Monday, April 22, 2013

Kepler's Supernova: Huge 17th-Century Star Explosion in Focus

This is the remnant of Kepler's supernova, the famous explosion that was discovered by Johannes Kepler in 1604. 

The red, green and blue colors show low, intermediate and high energy X-rays observed with NASA's Chandra X-ray Observatory, and the star field is from the Digitized Sky Survey.

CREDIT: X-ray: NASA/CXC/NCSU /M.Burkey

Scientists have conducted a postmortem exam on the last gigantic star explosion ever observed by the naked eye in our galaxy, revealing that the supernova was triggered by a compact white dwarf containing more heavy elements than the sun.

The supernova suddenly appeared in the night sky in 1604. Brighter than all other stars and planets at its peak, it was observed by German astronomer Johannes Kepler, who thought he was looking at a new star. Centuries later, scientists determined that what Kepler saw was actually an exploding star, and they named it Kepler's supernova.

The recent cosmic autopsy — made possible by X-ray observations from the Japan-led Suzaku satellite — could help scientists better understand phenomena known as Type Ia supernovae.

Carles Badenes
"Kepler's supernova is one of the most recent Type Ia explosions known in our galaxy, so it represents an essential link to improving our knowledge of these events," Carles Badenes, an assistant professor of physics and astronomy at the University of Pittsburgh, said in a statement from NASA.
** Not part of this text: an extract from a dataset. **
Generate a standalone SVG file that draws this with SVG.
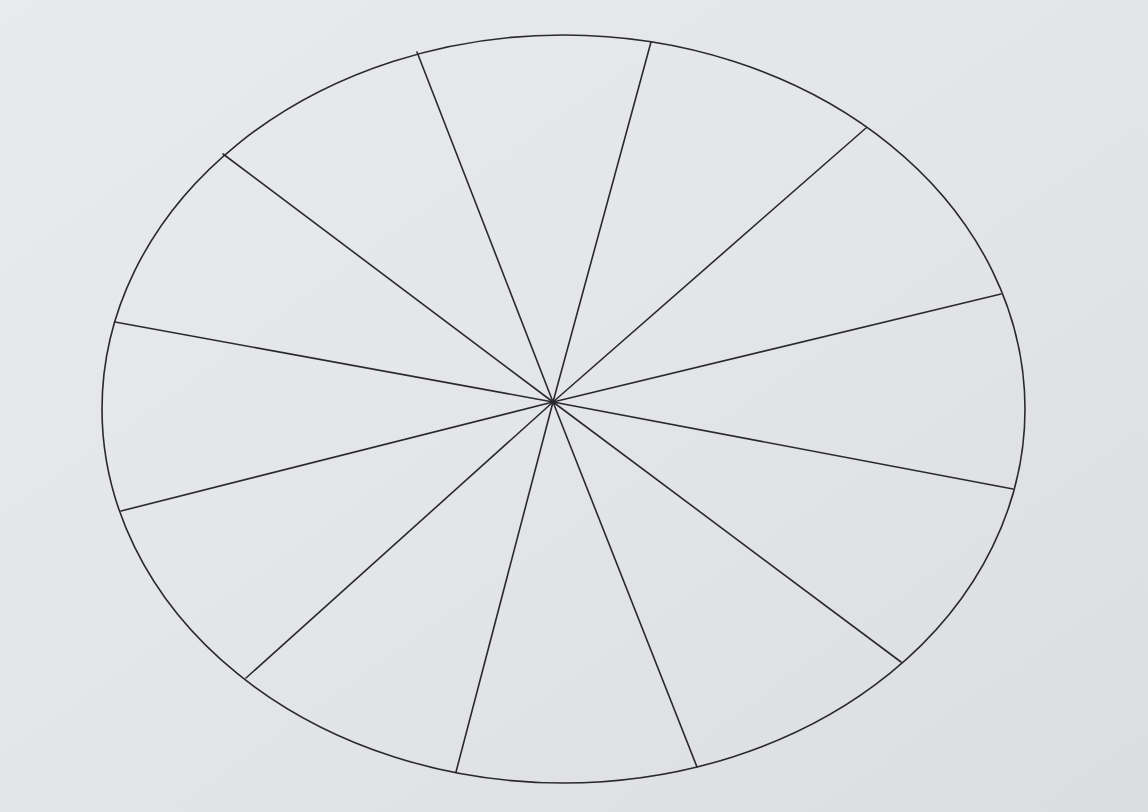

Type Ia supernovae are thought to originate from binary systems where one at least one star is a white dwarf — a tiny, superdense core of a star that has ceased undergoing nuclear fusion reactions.

Gas transferred from a "normal" star in the pair may accumulate on the white dwarf, or if both stars in the system are white dwarfs, their orbits around each other may shrink until they fuse together.

In either case, when the white dwarf or white dwarf conglomerate puts on too much weight (around 1.4 times the sun's mass), a runaway nuclear reaction begins inside, eventually leading to a brilliant supernova.